一般媒介契約は、複数の不動産会社に同時に仲介を依頼できることから、それだけ買主が見つかる可能性が高くなると考えてしまう方がいます。もちろん、仲介による家の売却は、内覧希望が多いほど売れる可能性が高まるのは間違いないのですが、そもそもの話、一般媒介契約の場合、そこまで本気で動いてくれない可能性があるということも忘れてはいけません。というのも、自分たちが販売活動に力を入れている横で、他の会社が買い手を見つけてしまうと、それまでかけたコストが全て無駄になってしまう訳です。こういった事から、一般媒介契約の場合、ある程度の販売活動しか行ってもらえず、いつまでたっても内覧希望すら入ってこない…なんて危険があるわけです。
専任媒介契約は、契約期間中に買主を見つかればきちんと仲介手数料がもらえるため、しっかりと販売活動を行ってもらえる可能性が高く、その分、一般媒介よりも有利だと言われています。
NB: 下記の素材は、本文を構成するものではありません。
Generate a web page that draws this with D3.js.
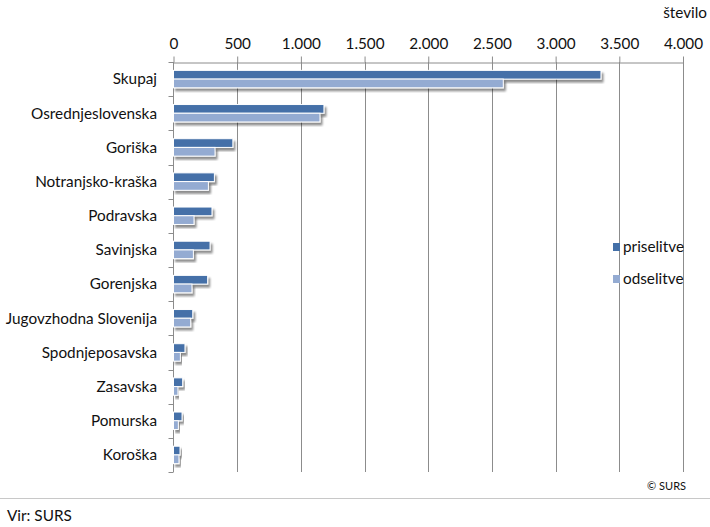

ただし、どの媒介契約でも、家そのものの状態が悪く「なかなか買い手が見つからないのでは…」と考えられるような物件は、そこまで本気で売却活動を行ってもらうことができません。上述した、専任媒介契約の特典にしても、家の評価額が条件に入っていたりしますので、そもそも「何でもかんでも仲介が良いというわけではない!」ということは覚えておきましょう!